# Leuchtfarben!



## Flying-Hawk (19. April 2004)

Hallo,
wollte fragen wie ich in Photoshop 7.0 Leuchtfarben erstellen kann.


----------



## Markus Kolletzky (19. April 2004)

Hi.

Du kannst Leuchtfarben simulieren, indem Du bei dem Ebenenstil auf "Schein nach innen" klickst und dort mit den Werten herumspielst. Weiterhin kannst Du auch mit den Gradiationskurven Deine Ebene in den helleren, "überbelichteten" Bereich bringen.
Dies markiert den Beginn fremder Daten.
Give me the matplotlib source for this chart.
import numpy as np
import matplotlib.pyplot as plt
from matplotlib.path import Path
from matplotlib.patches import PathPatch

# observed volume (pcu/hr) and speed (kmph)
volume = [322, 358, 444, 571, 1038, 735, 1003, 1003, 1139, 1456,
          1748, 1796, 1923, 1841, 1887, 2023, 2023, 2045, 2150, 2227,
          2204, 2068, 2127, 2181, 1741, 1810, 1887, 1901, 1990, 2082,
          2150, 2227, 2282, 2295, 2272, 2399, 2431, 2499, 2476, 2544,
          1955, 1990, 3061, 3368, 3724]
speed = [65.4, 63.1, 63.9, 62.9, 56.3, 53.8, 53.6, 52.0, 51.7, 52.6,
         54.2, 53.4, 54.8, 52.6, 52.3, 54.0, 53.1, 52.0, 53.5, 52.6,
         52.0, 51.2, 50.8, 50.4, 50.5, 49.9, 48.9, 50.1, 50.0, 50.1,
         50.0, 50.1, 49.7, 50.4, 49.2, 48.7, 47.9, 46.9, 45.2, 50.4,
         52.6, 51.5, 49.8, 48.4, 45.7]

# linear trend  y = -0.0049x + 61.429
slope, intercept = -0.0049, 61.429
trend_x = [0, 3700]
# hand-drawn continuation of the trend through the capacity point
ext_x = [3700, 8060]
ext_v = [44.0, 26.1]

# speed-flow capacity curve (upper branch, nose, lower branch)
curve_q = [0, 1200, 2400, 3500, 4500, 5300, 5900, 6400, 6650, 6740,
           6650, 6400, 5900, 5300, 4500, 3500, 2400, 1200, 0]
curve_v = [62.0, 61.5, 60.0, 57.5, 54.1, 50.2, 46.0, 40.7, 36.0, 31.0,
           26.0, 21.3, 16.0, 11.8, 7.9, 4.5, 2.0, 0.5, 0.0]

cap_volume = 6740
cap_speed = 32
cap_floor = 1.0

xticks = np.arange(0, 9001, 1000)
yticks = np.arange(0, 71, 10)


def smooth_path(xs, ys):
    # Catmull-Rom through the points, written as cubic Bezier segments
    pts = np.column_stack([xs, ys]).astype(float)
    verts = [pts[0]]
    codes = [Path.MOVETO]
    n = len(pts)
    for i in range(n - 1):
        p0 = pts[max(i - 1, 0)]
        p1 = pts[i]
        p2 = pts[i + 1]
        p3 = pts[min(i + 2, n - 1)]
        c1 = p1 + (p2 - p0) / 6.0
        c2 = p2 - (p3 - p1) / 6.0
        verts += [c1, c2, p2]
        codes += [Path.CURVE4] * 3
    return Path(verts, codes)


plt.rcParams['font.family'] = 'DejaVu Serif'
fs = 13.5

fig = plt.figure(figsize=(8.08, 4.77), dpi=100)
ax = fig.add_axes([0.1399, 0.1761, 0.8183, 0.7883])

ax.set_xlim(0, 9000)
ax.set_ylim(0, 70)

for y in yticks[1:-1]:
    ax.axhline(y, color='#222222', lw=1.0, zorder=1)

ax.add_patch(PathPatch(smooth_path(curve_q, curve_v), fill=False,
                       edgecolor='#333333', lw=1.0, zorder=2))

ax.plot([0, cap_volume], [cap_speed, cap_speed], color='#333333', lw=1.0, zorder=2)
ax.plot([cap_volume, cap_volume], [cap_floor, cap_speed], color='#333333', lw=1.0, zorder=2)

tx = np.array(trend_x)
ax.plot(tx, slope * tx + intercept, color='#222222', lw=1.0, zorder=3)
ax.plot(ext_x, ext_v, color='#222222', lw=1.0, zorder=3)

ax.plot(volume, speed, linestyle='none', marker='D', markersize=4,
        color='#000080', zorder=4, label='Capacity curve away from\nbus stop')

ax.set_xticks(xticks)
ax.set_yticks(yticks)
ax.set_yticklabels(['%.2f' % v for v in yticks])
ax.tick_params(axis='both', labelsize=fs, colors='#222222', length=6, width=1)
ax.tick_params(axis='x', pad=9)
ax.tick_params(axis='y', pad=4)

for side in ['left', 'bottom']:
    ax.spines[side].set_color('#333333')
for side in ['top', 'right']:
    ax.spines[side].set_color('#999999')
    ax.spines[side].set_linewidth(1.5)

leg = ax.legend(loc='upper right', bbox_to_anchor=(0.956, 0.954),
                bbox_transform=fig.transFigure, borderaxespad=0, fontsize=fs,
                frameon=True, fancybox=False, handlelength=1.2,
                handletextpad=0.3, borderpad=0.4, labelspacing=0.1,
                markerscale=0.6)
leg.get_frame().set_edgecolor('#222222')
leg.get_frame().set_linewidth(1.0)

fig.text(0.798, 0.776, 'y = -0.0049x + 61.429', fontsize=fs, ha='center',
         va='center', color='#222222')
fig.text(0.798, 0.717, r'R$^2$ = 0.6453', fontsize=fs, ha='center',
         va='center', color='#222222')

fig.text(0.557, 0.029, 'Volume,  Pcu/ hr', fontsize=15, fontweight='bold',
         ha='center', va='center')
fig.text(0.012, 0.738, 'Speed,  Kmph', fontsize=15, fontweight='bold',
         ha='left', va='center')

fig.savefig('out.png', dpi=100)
Beachte aber dabei, dass nicht alle Farben leuchtend gut aussehen, aber Du wirst das schon meistern 

Gruss vom ALF


----------



## Flying-Hawk (19. April 2004)

Danke für die Tipps! Werde sie sofort ausprobieren.


----------



## Flying-Hawk (19. April 2004)

*Gradiationskurven*

Hi,
das mit dem Ebenenstil habe ich verstanden. Jetzt stellt sich mir nur noch die Frage wo der Schalter für die Gradiationskurven liegt.
Könntes du es mir anhand dem unten angefügten Bild zeigen.


----------



## Markus Kolletzky (19. April 2004)

Wie wärs mit F1 oder dem Handbuch?


----------



## Flying-Hawk (19. April 2004)

Hatte unter F1 nachgeschaut, aber es nicht gefunden.

Vielen Dank jetzt habe ichs aber ganz kapiert!


----------